Note 8.       Related Party Transactions

     In December 1998, the Company's affiliate NuVen indemnified the Company of
$1,409,000 in debt in consideration for the issuance of 1,277,005 shares of the
Company's Preferred Stock (Note 6).

     On January 21, 1998, the Company entered into an advisory and management
agreement with NuVen to perform administrative, human resource, and merger and
acquisition services. Pursuant to such agreement, the Company agreed to pay
NuVen a monthly fee of $10,000, payable quarterly in advance, in cash or the
Company's common stock at 50% of the market value of such shares, as defined, on
the date NuVen agrees to accept such shares. Effective October 1, 1999, the
advisory agreement was amended reducing the monthly advisory fee to $3,500. The
Company expensed $81,000 and $120,000 during fiscal 2000 and 1999, respectively,
issued 500,000 shares during fiscal 1999 at $0.14 per share, respectively, and
had $131,000 due to NuVen as of March 31, 2000.
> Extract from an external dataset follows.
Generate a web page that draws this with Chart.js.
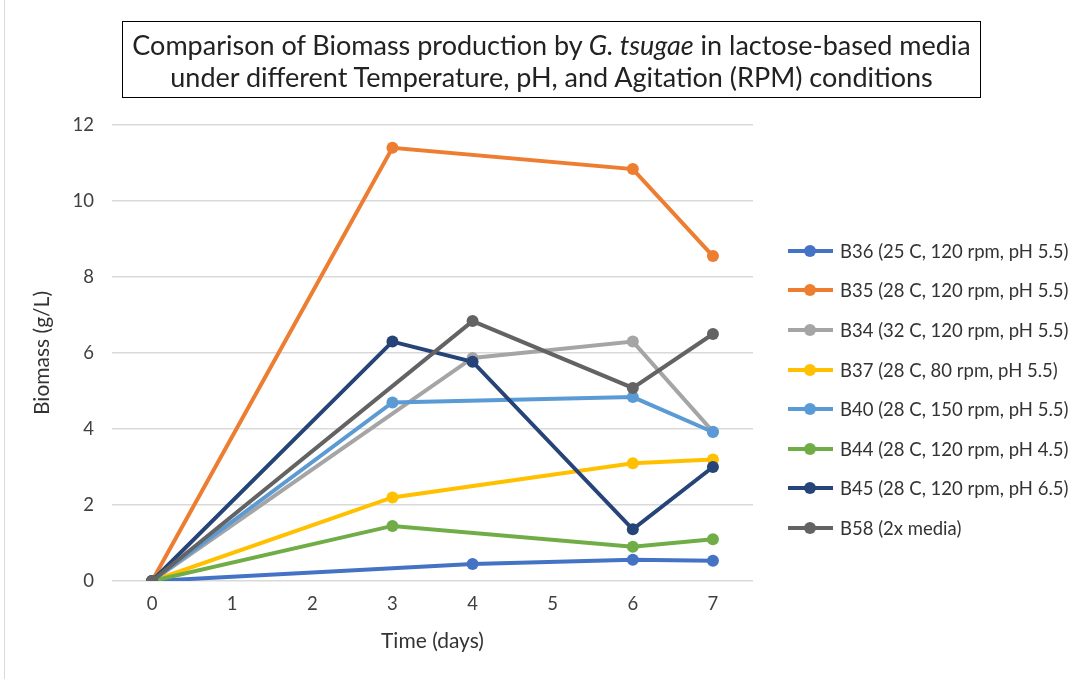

     On January 22, 1998, the Company entered into a consulting agreement with
Mr. J.L. Lawver, pursuant to which Mr. Lawver is to perform consulting services.
Pursuant to the agreement, the Company agreed to pay Mr. Lawver a monthly fee of
$3,000 payable, quarterly in advance, in the Company's common stock. No cash
payments were made to Mr. Lawver by the Company during fiscal 2000 and 1999. The
Company expensed $36,000 each during fiscal 2000 and 1999, respectively, issued
150,000 shares during fiscal 1999 at $0.14 per share, and had $51,000 due to Mr.
Lawver as of March 31, 2000.

     On March 31, 1998, the Company entered into a consulting agreement with Mr.
Jonathan L. Small, pursuant to which Mr. Small is responsible for the Company's
business development. Pursuant to the agreement, the Company agreed to pay Mr.
Small a monthly fee of $3,000 payable, quarterly in advance, in the Company's
common stock. The Company expensed $36,000 each during fiscal 2000 and 1999,
respectively and issued 150,000 shares during fiscal 1999 at $0.14 per share,
and had $51,000 due to Mr. Small as of March 31, 2000.